Roof Garden
The roof garden was not a garden. It was a collection of coffee cans with tomato plants in them on the roof of a tenement on the Lower East Side. The woman who tended it was from Calabria and she had been growing tomatoes in coffee cans since she arrived in 1953 and she would not eat a tomato from a store because she said store tomatoes taste like cardboard and she was right. The roof garden was an act of defiance against the city's opinion that poor people do not deserve fresh food.
The roof gardens had a system. The Puerto Rican women grew peppers and cilantro. The Italian women grew tomatoes and basil. The Chinese women grew bok choy and scallions. The roof of a tenement building held every cuisine in the neighborhood in coffee cans and plastic buckets and the soil was compost from the kitchen mixed with dirt from the vacant lot across the street. Nobody bought soil. Soil was free if you knew where to dig. The roof garden was the most resourceful farm in the world.
The pigeons ate the seeds. That was the war. The woman with the tomatoes versus the man with the pigeons. Both on the same roof. Both claiming the same territory. The pigeon man said the pigeons were here first. The tomato woman said the tomatoes are food. The pigeon man said so are the pigeons. Nobody ate the pigeons. But the argument lasted every summer and the pigeons kept eating the seeds and the woman kept replanting and that is what a neighborhood is. Two people who cannot agree sharing the same roof and making it work.

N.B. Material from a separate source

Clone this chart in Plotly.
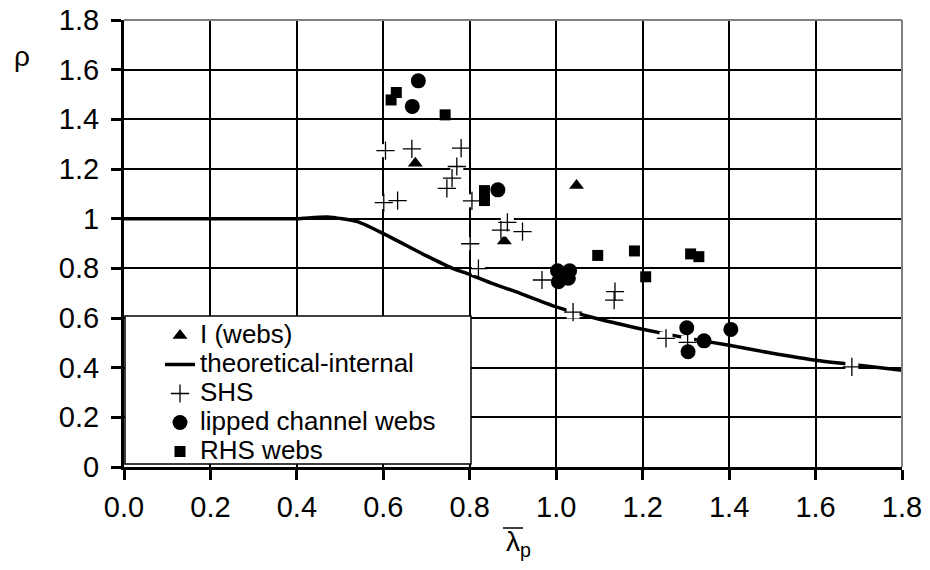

I ate a tomato from a roof garden on East Fifth Street in August of 1970 and it was the best tomato I have ever eaten. It tasted like the sun had been trapped in the skin. The woman who grew it handed it to me and said eat it right now. Do not take it home. Do not put it in a salad. Eat it right now on the roof with the salt she kept in a jar next to the watering can. I ate it and the juice ran down my chin and she nodded like I had passed a test. The test was appreciating what she made. The test was being present with a tomato.
The community gardens are on the ground now. The city gave lots and the lots became gardens and the gardens have fences and schedules and waiting lists. The roof garden had no fence. No schedule. No waiting list. You carried a coffee can to the roof and you grew whatever you wanted and nobody told you where to put it. The community garden is organized. The roof garden was anarchic. The tomato does not know the difference. But the woman who grew it does.